Wednesday, October 3, 2012

Book Review: Think Tanks in America

Here are some highlights from the new book on think tanks (which Think Tank Watch has previously mentioned) by Thomas Medvetz called "Think Tanks in America."

On the concept on think tanks:
For the scholar who wishes to understand the think tank and its place in American society, the basic problem is that the central concept itself is fuzzy, mutable, and contentious.
On fundraising at think tanks:
To raise money, a think tank must orient itself to the market for donations by tailoring its work to the interests of potential sponsors.
Think Tanks & lobbying:
...There is the image of the think tank as a mercenary organization - or essentially a lobbying firm in disguise.
On think tank existence:
Think tanks exist as such only insofar as they have formed their own relatively stable institutional niche.
On the "space" of think tanks:
Think tanks such as the Hoover Institution and the Institute for International Economics, for example, are known for their close and visible ties to academia, while other are known mainly for their affiliations with political networks and institutions, such as government agencies (e.g., RAND Corporation, Urban Institute), legislative coalitions (Northeast-Midwest Institute), political parties (Progressive Policy Institute), and social movements (Worldwatch Institute).  Still other think tanks exist in close proximity to business firms (Competitive Enterprise Institute) or labor unions (Economic Policy Institute)...Finally, a small number of think tanks sit nearest the field's media pole (e.g., New America Foundation), as revealed by their strategies of cultivating ties with organs of the news media and journalism.
On categorizing think tank "experts":
"Wonks" are those policy experts who derive their authority from their technical proficiency and academic credentials; "hacks" are those who bear more than a passing resemblance to political consultants, lobbyists, and legislative aides; "policy entrepreneurs" are those with the keenest eye for marketing their intellectual wares and raising funds; and "quotemeisters" are policy experts who are more comfortable speaking on television than writing in an empty office.
On think tank intellectualism:
At one level, think tanks use academic capital to perform a kind of ritual of self-purification.  Tarnished by their associations with the government, the market, the media, and the world of lobbying, they must "consecrate" themselves by establishing a connection with the quasi-sacred world of intellectual production and the priestly authority figure of the intellectual."

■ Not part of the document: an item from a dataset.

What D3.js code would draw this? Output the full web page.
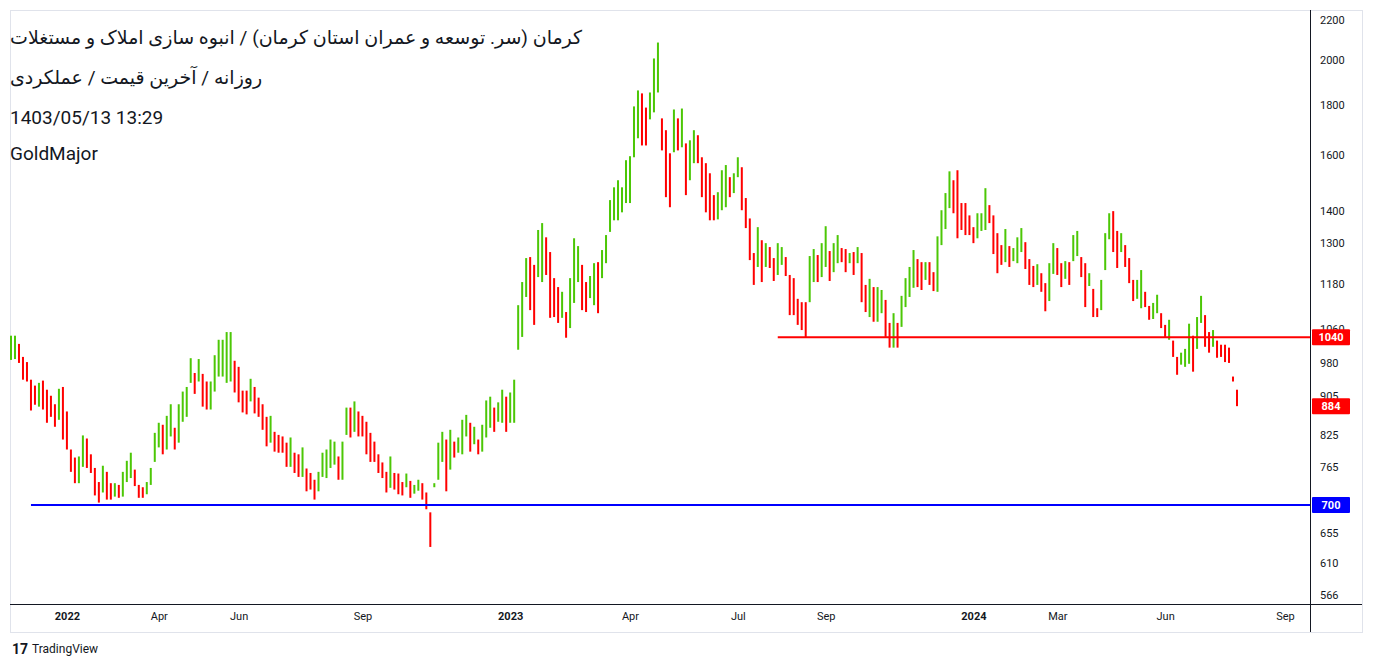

On think tanks and "deep lobbying"
The most egregious instances of corruption, [Steve] Clemons maintained, involved the practice known as "deep lobbying," in which lobbyists effectively funnel the money of private interest groups through think tanks as a way of skirting federal lobbying regulations...According to Clemons, the corruption of think tanks is enabled by a "lack of IRS resources to investigate the non-profit sector in any serious way," and "the inherent fuzziness in differentiating between 'public education' and lobbying."
On think tanks and political access:
...Many think tanks also turn down certain opportunities to increase their political access.  The Heritage Foundation, for example, has long been careful to maintain a certain distance from the Republican Party...

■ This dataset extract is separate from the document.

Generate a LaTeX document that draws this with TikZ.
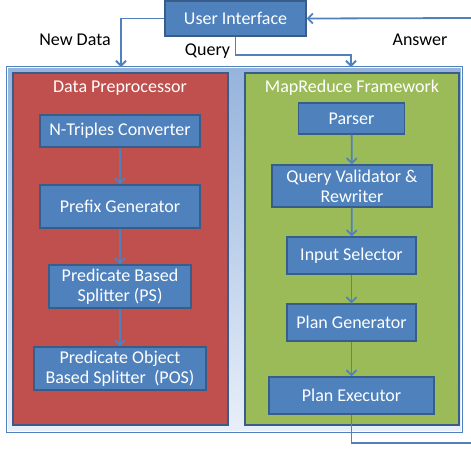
\documentclass[tikz,border=0pt]{standalone}
\usepackage{fontspec}
\setmainfont{Carlito}
\usetikzlibrary{arrows.meta}
\definecolor{boxblue}{HTML}{4F81BD}
\definecolor{boxedge}{HTML}{385D8A}
\definecolor{redfill}{HTML}{C0504D}
\definecolor{greenfill}{HTML}{9BBB59}
\definecolor{outertop}{HTML}{95B3DC}
\definecolor{outerbot}{HTML}{E8EFF9}
\tikzset{
  proc/.style={draw=boxedge, line width=1.2pt, fill=boxblue, text=white, align=center,
    inner sep=0pt, font=\fontsize{18}{20}\selectfont},
  conn/.style={draw=boxblue, line width=1.8pt, -{Straight Barb[length=5pt,width=10pt]}},
  plain/.style={draw=boxblue, line width=1.8pt},
  lbl/.style={font=\fontsize{18}{20}\selectfont, text=black},
  ttl/.style={font=\fontsize{18}{20}\selectfont, text=white},
}
\begin{document}
\begin{tikzpicture}[x=1pt,y=-1pt]
\useasboundingbox (0,0) rectangle (471,448);
% containers
\node[draw=boxblue, line width=1.5pt, top color=outertop, bottom color=outerbot,
  minimum width=455pt, minimum height=365pt, inner sep=0pt] (outer) at (234.5,249.5) {};
\draw[white, line width=0.8pt] ([shift={(1.6pt,1.6pt)}]outer.south west) rectangle ([shift={(-1.6pt,-1.6pt)}]outer.north east);
\node[draw=boxedge, line width=1.2pt, fill=redfill, minimum width=215pt, minimum height=352pt, inner sep=0pt] (dp) at (120.5,249) {};
\node[draw=boxedge, line width=1.2pt, fill=greenfill, minimum width=214pt, minimum height=352pt, inner sep=0pt] (mr) at (352,249) {};
\node[ttl] (dpt) at (120,88) {Data Preprocessor};
\node[ttl] (mrt) at (352,88) {MapReduce Framework};
% top
\node[proc, minimum width=141pt, minimum height=35pt] (ui) at (235.5,18.5) {User Interface};
% left column
\node[proc, minimum width=160pt, minimum height=32pt] (nt) at (120,131) {N-Triples Converter};
\node[proc, minimum width=160pt, minimum height=43pt] (pg) at (120,206.5) {Prefix Generator};
\node[proc, minimum width=142pt, minimum height=43pt] (ps) at (120,286.5) {Predicate Based\\Splitter (PS)};
\node[proc, minimum width=172pt, minimum height=43pt] (pos) at (120,368.5) {Predicate Object\\Based Splitter\ \ (POS)};
% right column
\node[proc, minimum width=106pt, minimum height=31pt] (parser) at (351.5,118.5) {Parser};
\node[proc, minimum width=160pt, minimum height=42pt] (qv) at (352,186) {Query Validator \&\\Rewriter};
\node[proc, minimum width=129pt, minimum height=37pt] (is) at (351.5,255.5) {Input Selector};
\node[proc, minimum width=129pt, minimum height=37pt] (pgen) at (351.5,322.5) {Plan Generator};
\node[proc, minimum width=165pt, minimum height=37pt] (pe) at (351.5,395.5) {Plan Executor};
% labels
\node[lbl] (ndl) at (75,40) {New Data};
\node[lbl] (ql) at (207.5,51) {Query};
\node[lbl] (al) at (420,40) {Answer};
% connectors
\coordinate (ndEnd) at (121,67);
\coordinate (qEnd) at (351,67);
\coordinate (ansStart) at (471,18);
\coordinate (ansEnd) at (471,443);
\draw[conn] (ui.west) -| (ndEnd);
\draw[conn] (ui.south) -- ++(0,18) -| (qEnd);
\draw[conn] (ansStart) -- (ui.east);
\draw[plain] (pe.south) |- (ansEnd);
\draw[conn] (nt) -- (pg);
\draw[conn] (pg) -- (ps);
\draw[conn] (ps) -- (pos);
\draw[conn] (parser) -- (qv);
\draw[conn] (qv) -- (is);
\draw[conn] (is) -- (pgen);
\draw[conn] (pgen) -- (pe);
\end{tikzpicture}
\end{document}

On the Washington Post's coverage of think tanks:
From 1999 to 2003, the Washington Post ran a weekly column about think tanks called "The Ideas Industry."  The punchy feature, which typically strung together several short items, was soon replaced by "Think Tank Town," a series of columns submitted on a rotating basis by 13 major think tanks.  In 2010, the Post began publishing a blog called "Think Tanked," by Allen McDuffee, a political journalist and ex-think tank fellow.
On think tank "poaching":
A few patterns emerge from the data, such as the tendency of certain think tanks to recruit from others (e.g., Brookings from the Council on Foreign Relations, and the Institute for International Economics and Hoover from Brookings; CSIS from the London-based International Institute for Strategic Studies)...The data also suggest the importance of geography in the recruitment patterns of think tanks.  For example, RAND and Hoover (both located in California) share a strong personnel connection, despite their structural dissimilarities, and each is tied more weakly to the main Washington think tanks.